Tensions with the West have been building for some time, and were fed by Georgia's revolution in 2003. Russia's relations with its southern neighbor continued to sour in 2004 as Georgia's president overtook the pro-Russian leadership of the Adjaria province, and then again when Moscow's involvement in elections in Abkhazia backfired.

This erosion of Russia's power along its periphery didn't stop there. Next came Ukraine, where Putin's blatant support and mountains of Russian campaign advice failed to get Viktor Yanukovych elected. The bungled election turned Ukraine upside down, pushing normally passive Ukrainians into the streets to demand and win a new vote, which Viktor Yushchenko easily won Sunday.

Many Russians agree that Putin's misstepped grossly in Ukraine, yet Ukrainians will hardly abandon their northeastern neighbor. Yushchenko's first trip abroad will be to Moscow, in an acknowledgement of how much damage Russia could do to his fledgling tenure.
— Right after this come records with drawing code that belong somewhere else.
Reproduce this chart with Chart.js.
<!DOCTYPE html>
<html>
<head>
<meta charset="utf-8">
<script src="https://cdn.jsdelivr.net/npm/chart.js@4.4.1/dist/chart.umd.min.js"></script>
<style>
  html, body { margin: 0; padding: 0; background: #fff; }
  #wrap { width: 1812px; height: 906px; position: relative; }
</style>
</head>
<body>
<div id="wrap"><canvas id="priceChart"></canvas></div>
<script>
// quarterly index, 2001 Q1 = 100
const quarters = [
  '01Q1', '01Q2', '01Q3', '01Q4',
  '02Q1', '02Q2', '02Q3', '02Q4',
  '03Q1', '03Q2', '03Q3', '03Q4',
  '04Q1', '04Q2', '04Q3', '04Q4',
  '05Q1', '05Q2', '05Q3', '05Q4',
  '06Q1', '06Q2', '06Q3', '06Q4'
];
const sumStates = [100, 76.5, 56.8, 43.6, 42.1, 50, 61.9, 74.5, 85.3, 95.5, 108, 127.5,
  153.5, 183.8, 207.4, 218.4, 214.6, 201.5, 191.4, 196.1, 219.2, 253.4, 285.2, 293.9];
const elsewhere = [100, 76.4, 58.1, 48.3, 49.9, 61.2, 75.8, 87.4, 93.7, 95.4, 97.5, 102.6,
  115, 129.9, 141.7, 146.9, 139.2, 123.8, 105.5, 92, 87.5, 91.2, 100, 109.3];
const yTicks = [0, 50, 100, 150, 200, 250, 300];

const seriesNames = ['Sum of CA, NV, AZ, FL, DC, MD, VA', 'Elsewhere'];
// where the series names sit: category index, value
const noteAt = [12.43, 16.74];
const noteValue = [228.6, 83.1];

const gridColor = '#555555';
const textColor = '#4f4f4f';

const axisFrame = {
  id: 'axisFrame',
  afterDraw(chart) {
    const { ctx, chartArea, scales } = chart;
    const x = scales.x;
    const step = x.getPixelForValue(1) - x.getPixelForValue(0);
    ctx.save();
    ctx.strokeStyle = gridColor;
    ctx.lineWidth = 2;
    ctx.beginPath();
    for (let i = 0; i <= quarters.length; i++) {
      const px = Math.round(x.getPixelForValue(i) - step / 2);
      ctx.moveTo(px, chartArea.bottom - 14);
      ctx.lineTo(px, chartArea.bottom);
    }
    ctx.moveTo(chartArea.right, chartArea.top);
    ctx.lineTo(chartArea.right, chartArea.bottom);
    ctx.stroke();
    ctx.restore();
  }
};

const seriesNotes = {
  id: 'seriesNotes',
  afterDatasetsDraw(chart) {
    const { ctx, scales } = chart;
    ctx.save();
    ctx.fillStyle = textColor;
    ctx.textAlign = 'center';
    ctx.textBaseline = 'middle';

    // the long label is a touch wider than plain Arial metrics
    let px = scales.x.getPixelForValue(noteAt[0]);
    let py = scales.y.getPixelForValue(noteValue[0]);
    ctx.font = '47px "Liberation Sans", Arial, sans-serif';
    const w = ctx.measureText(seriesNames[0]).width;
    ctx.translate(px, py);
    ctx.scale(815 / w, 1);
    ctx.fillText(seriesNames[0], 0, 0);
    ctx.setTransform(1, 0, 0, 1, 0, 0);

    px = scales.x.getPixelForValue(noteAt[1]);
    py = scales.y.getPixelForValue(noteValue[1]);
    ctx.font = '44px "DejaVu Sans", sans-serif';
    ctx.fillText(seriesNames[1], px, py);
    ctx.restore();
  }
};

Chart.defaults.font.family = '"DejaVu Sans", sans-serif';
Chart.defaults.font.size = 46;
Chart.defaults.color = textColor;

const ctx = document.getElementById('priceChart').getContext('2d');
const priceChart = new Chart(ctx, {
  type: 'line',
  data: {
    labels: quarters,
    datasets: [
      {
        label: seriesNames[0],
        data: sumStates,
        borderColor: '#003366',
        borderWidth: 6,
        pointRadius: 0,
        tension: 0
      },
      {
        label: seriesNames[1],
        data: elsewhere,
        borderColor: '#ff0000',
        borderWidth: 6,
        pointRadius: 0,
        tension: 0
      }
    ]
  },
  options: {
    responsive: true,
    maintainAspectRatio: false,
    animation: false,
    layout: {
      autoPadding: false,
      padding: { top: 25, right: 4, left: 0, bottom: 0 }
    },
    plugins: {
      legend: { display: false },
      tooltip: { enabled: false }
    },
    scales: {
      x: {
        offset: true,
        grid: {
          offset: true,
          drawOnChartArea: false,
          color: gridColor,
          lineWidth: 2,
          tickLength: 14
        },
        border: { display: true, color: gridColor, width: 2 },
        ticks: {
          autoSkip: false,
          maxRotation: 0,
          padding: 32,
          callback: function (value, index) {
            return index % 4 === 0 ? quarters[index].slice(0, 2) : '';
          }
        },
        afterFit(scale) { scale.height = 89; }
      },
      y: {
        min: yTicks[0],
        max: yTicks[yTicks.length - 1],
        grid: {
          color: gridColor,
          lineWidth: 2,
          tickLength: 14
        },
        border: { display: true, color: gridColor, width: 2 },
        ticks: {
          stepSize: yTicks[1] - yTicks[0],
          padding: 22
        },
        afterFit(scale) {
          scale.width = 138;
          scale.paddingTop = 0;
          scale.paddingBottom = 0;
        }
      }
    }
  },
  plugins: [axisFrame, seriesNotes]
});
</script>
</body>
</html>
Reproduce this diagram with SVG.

The momentum of the end of the Cold War and its residual good will have at last died. The foreign policies of Russia and western countries in 2005 will reflect this. But Russia remains a country of great potential for oil investment, IT development, tourism. Whether 2005 taps these depends largely on Putin. He won a strong new mandate in March elections and endowed himself greater powers through his electoral reforms in the fall, yet his position on the global stage, and even his own backyard, is wobbly.

Russia's 2005 also depends on the outside world: WTO membership, whether Russia stays in the G8, its future role in Iraq. Western leaders must choose how much to punish Russians for their president's actions.